REQUIRED WORK: For each line that holds "matplotlib", copy the line out.

※

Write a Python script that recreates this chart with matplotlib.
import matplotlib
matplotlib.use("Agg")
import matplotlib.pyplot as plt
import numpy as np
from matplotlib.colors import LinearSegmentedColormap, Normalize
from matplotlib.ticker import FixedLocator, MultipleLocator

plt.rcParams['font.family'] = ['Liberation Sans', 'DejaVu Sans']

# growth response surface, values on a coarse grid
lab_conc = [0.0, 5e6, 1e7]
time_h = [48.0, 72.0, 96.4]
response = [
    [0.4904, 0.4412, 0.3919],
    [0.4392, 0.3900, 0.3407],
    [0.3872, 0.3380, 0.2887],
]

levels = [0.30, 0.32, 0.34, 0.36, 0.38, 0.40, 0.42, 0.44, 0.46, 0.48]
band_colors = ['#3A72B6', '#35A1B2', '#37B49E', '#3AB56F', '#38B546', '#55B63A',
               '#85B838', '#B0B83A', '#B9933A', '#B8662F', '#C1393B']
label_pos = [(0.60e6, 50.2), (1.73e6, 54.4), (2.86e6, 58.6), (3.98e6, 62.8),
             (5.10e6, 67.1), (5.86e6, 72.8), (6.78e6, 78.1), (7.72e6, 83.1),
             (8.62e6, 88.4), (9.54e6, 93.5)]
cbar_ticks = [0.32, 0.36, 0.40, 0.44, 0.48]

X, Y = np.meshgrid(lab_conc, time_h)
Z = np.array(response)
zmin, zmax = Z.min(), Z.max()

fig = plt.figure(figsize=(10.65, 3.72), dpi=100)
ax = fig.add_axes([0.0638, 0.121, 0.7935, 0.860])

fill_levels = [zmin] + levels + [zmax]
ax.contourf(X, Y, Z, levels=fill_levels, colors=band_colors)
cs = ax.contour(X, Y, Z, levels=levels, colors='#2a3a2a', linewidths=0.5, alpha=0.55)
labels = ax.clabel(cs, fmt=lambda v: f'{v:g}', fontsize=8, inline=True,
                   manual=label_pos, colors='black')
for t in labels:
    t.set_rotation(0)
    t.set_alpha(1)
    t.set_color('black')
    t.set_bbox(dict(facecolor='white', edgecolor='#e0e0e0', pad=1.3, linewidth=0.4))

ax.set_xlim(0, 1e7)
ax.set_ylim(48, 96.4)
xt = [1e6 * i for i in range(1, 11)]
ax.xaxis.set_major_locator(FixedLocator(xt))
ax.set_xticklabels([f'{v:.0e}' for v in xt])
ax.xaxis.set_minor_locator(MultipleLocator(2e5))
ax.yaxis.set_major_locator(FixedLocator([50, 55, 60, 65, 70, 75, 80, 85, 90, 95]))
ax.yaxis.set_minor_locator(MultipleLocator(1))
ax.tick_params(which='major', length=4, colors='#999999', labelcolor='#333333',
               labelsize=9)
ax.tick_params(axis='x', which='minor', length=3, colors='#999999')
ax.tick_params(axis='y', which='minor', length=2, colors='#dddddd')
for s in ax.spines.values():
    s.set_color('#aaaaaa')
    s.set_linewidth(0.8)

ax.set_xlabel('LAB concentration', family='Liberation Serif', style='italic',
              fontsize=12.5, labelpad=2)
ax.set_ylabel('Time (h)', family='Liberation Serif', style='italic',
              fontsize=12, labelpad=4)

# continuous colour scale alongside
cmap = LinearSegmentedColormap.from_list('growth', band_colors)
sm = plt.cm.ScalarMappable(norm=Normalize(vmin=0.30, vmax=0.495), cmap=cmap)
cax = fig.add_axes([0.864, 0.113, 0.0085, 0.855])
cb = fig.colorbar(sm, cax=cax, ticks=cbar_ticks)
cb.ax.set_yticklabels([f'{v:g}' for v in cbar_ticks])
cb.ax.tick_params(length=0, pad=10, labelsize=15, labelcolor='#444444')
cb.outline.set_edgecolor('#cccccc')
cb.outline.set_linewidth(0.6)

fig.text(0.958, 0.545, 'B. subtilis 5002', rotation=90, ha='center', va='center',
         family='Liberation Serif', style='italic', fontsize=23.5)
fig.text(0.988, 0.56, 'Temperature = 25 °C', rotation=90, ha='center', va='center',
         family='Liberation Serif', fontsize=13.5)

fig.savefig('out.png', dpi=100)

※

RESPONSE TO THIS TASK:
Write a Python script that recreates this chart with matplotlib.
import matplotlib
matplotlib.use("Agg")
import matplotlib.pyplot as plt
from matplotlib.colors import LinearSegmentedColormap, Normalize
from matplotlib.ticker import FixedLocator, MultipleLocator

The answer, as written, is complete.